All-Optical Steering of Light Upconversion by Nonlinear Metasurfaces Through Coherent Control

Frequency upconversion of near-infrared photons to the visible range is strategical for information technology, as it can provide an alternative for the read out of telecom signals using efficient silicon-based detectors. Light upconversion is a nonlinear process mediated by matter that consists in the interaction of either energy-degenerate photons, such as in second-harmonic and third-harmonic generation (THG), or photons with different energies, such as in sum frequency generation (SFG).

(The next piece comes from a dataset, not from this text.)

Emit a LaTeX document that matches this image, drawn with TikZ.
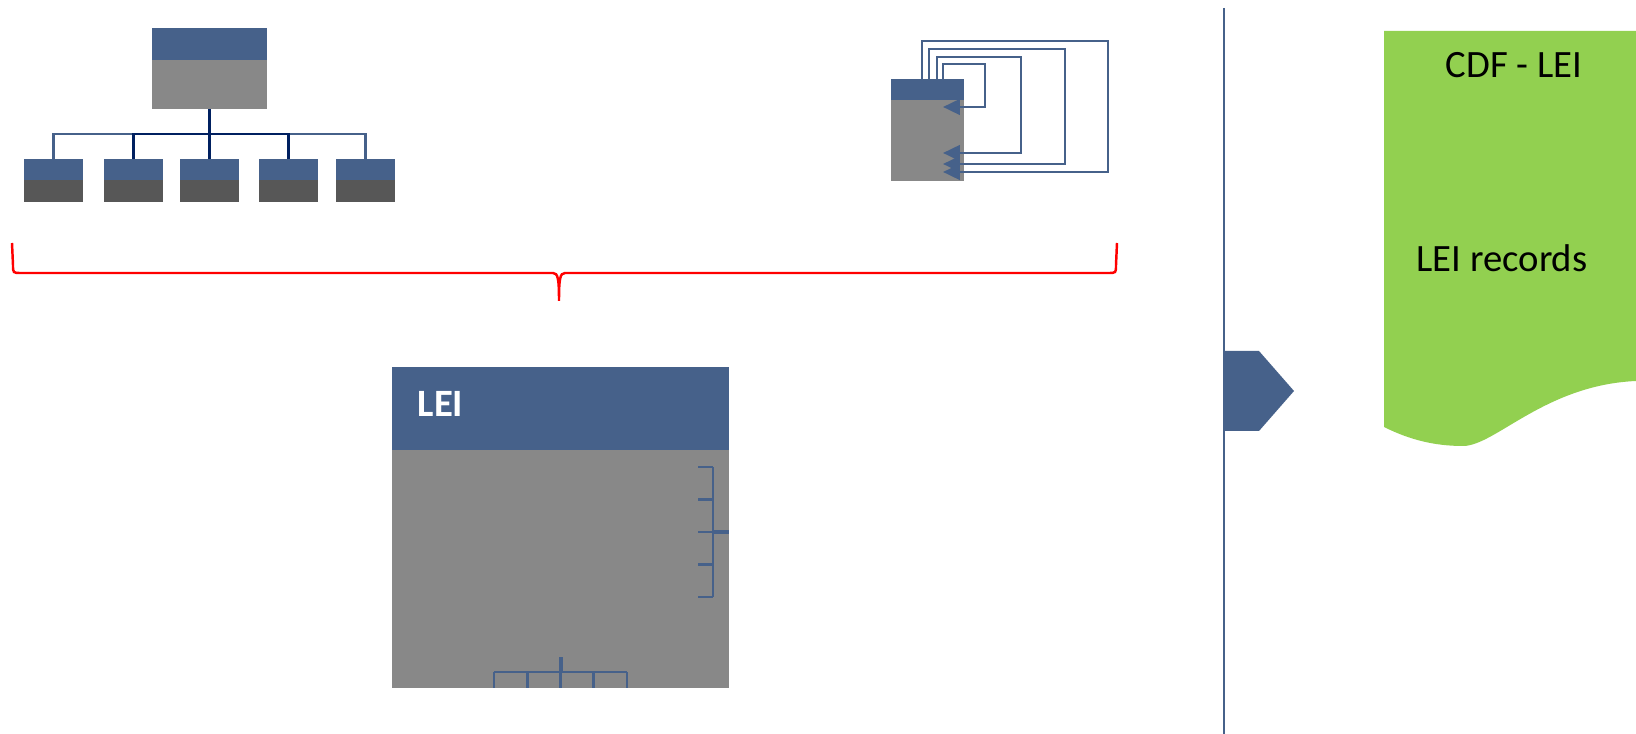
\documentclass[tikz,border=0pt]{standalone}
\usepackage{fontspec}
\setmainfont{Carlito}
\usepackage{xcolor}
\definecolor{hdrblue}{RGB}{70, 97, 138}
\definecolor{bodygray}{RGB}{136, 136, 136}
\definecolor{leafgray}{RGB}{87, 87, 87}
\definecolor{navyline}{RGB}{0, 32, 96}
\definecolor{docgreen}{RGB}{146, 208, 80}
\usepackage{tikz}
\usetikzlibrary{positioning,arrows.meta,calc}
\tikzset{
  hdr/.style={
    rectangle, fill=hdrblue, inner sep=0pt, outer sep=0pt, anchor=north west
  },
  body/.style={
    rectangle, fill=bodygray, inner sep=0pt, outer sep=0pt
  },
  link/.style={draw=hdrblue, line width=0.7pt},
  navylink/.style={draw=navyline, line width=0.7pt},
  selfloop/.style={-{Triangle[length=4.8pt,width=4.4pt]}, draw=hdrblue, line width=0.8pt},
  comb/.style={draw=hdrblue, line width=0.7pt},
  bracepath/.style={draw=red, line width=0.7pt},
  doctext/.style={inner sep=0pt, font=\fontsize{11}{13}\selectfont},
}

\begin{document}
\begin{tikzpicture}[x=0.01cm, y=-0.01cm]
  \useasboundingbox (0,0) rectangle (1636,734);

  % small org chart, top left
  \node[hdr, minimum width=1.15cm, minimum height=0.32cm] (parenthdr) at (152,28) {};
  \node[body, minimum width=1.15cm, minimum height=0.49cm, below=0pt of parenthdr] (parentbody) {};
  \foreach \cx [count=\i] in {24,104,180,259,336} {
    \node[hdr, minimum width=0.59cm, minimum height=0.21cm] (childhdr\i) at (\cx,159) {};
    \node[body, fill=leafgray, minimum width=0.59cm, minimum height=0.22cm, below=0pt of childhdr\i] (childbody\i) {};
  }
  \coordinate (bus) at ($(parentbody.south)+(0,25)$);
  \foreach \i in {1,5} \draw[link] (bus) -| (childhdr\i.north);
  \foreach \i in {2,3,4} \draw[navylink] (bus) -| (childhdr\i.north);
  \draw[navylink, line width=1pt] (parentbody.south) -- (bus);

  % box with self loops, top right
  \node[hdr, minimum width=0.73cm, minimum height=0.21cm] (loophdr) at (891,79) {};
  \node[body, minimum width=0.73cm, minimum height=0.81cm, below=0pt of loophdr] (loopbody) {};
  \foreach \dx/\ty/\rx/\dy in {31/-38/217/93, 38/-30/174/85, 46/-22/130/74, 52/-15/94/28}
    \draw[selfloop] ($(loophdr.north west)+(\dx,0)$) -- ++(0,\ty)
      -| ($(loophdr.north west)+(\rx,\dy)$) -- ($(loophdr.north west)+(52,\dy)$);

  % red brace under both
  \draw[bracepath] (12,243) -- (13,265) .. controls (13,273) .. (21,273)
    -- (553,273) .. controls (558,273) and (559,279) .. (559,301)
    .. controls (559,279) and (560,273) .. (565,273)
    -- (1108,273) .. controls (1116,273) .. (1116,265) -- (1117,243);

  % the LEI entity
  \node[hdr, minimum width=3.37cm, minimum height=0.83cm] (leihdr) at (392,367) {};
  \node[body, minimum width=3.37cm, minimum height=2.38cm, below=0pt of leihdr] (leibody) {};
  \node[anchor=base west, inner sep=0pt, text=white, font=\fontsize{11}{13}\selectfont\bfseries]
    (leilabel) at ($(leihdr.north west)+(25,50)$) {LEI};

  % connector stubs on the right side
  \foreach \dy in {17,49.5,82,114.5,147}
    \draw[comb] ($(leibody.north east)+(-31,\dy)$) -- ++(15,0);
  \draw[comb] ($(leibody.north east)+(-16,17)$) -- ++(0,130);
  \draw[comb, line width=1.1pt] ($(leibody.north east)+(-16,82)$) -- ++(16,0);
  % connector stubs at the bottom
  \foreach \dx in {-66.5,-33,0,33,66.5}
    \draw[comb] ($(leibody.south)+(\dx,-16)$) -- ++(0,16);
  \draw[comb] ($(leibody.south)+(-66.5,-16)$) -- ++(133,0);
  \draw[comb, line width=1.1pt] ($(leibody.south)+(0,-16)$) -- ++(0,-15);

  % divider and chevron
  \coordinate (divtop) at (1224,8);
  \coordinate (divbot) at (1224,734);
  \draw[link] (divtop) -- (divbot);
  \fill[hdrblue] (1224,351) -- (1259,351) -- (1294,391) -- (1259,431) -- (1224,431) -- cycle;

  % CDF document
  \fill[docgreen] (1384,31) -- (1636,31) -- (1636,381)
    .. controls (1545,385) and (1495,446) .. (1463,446)
    .. controls (1435,446) and (1410,440) .. (1384,427) -- cycle;
  \node[doctext, anchor=base] (cdftitle) at (1514,78) {CDF - LEI};
  \node[doctext, anchor=base west] (cdfrecords) at (1416,272) {LEI records};

\end{tikzpicture}
\end{document}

We recently investigated frequency upconversion in both plasmonic and dielectric nanoantennas [1], [2]. Thanks to the adopted dual-beam pump scheme, where an ultrashort pulse ($\omega$) at telecom wavelength ($\lambda=1551\ \text{nm}$) impinges on the sample along with its frequency-doubled replica ($2 \omega$), THG and SFG are degenerate in energy. This, along with coherence, enables the interference between the processes. Yet, we found that in individual nanoantennas symmetry plays a major role in enhancing/suppressing the interference between SFG and THG. By tuning the relative phase between the two impinging pulses, we performed all-optical switching of upconverted light with efficiency > 50% in asymmetric plasmonic antennas [2].